I see this sabbatical as a chance to finally give birth to some of those ideas. Just last week I gave an informal talk to a group of mathematicians, statisticians, machine learning researchers, and physicists bringing together various ideas I've had about Information Geometry in the context of physics. I've been thinking about that topic for years and even have had a paper mostly written for years. After that talk, I feel like I can finally take that initial paper to completion.
It's also a time for me to think about "What's Next?" both in terms of my research at the LHC, research in particle physics more broadly (i.e. other experiments), and in terms of my career (for instance, the relative weight I put on physics vs. statistics/data science).

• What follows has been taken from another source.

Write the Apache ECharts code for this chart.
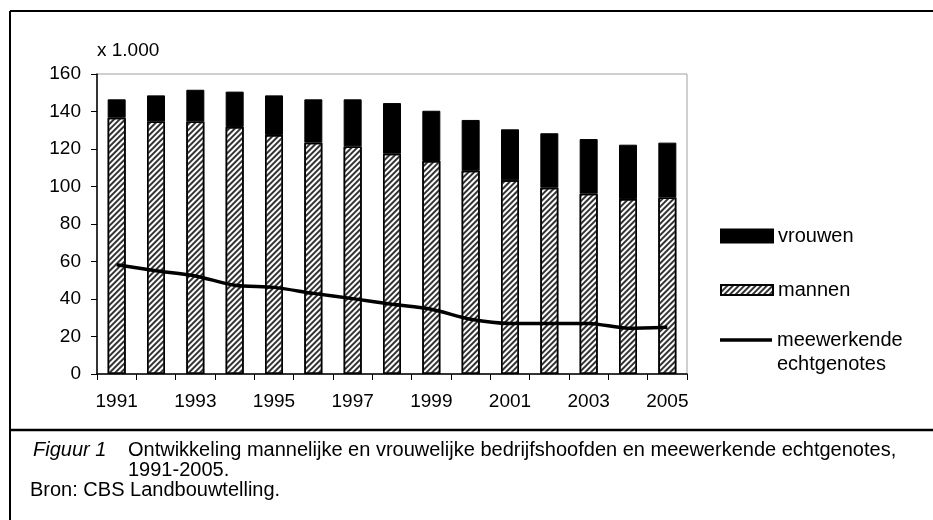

I hope to blog a bit more during this time as well. So far it hasn't worked out that way, because I've actually been doing some work (and you have to apply for funding even when you are on sabbatical).
Meta-comment: So this post is a bit more like a diary entry that I had planned, but I'm sticking with this tone to contribute to the discussion going on around the academic career path. I've taken interest in this discussion recently for a few reasons. In the context of the ATLAS experiment, I'm constantly talking with students finishing their PhDs or post-docs that are facing a difficult academic job market asking themselves if it is worth it. Of course, there are a ton of blog posts and cartoons that mock the PhD → post-doc → un-tenured professor → tenured professor career path, and a few that provide thoughtful criticism. I also specifically think about this issue in my work with the Moore-Sloan Data Science Environment, which has a Career's working group tasked with the challenge of establishing a new academic discipline in an area that is experiencing enormous brain drain due to compelling opportunities in industry. But as I write this, the intellectual opportunity element is more compelling to me than the job market and career path issues. In particular, I find myself thinking about a close friend from my graduate school days that has written strong criticisms against the current academic environment as disincentivizing high-risk, high-reward thinking. He certainly has his points, but right now I'm enjoying and taking advantage of the opportunity my sabbatical has to offer.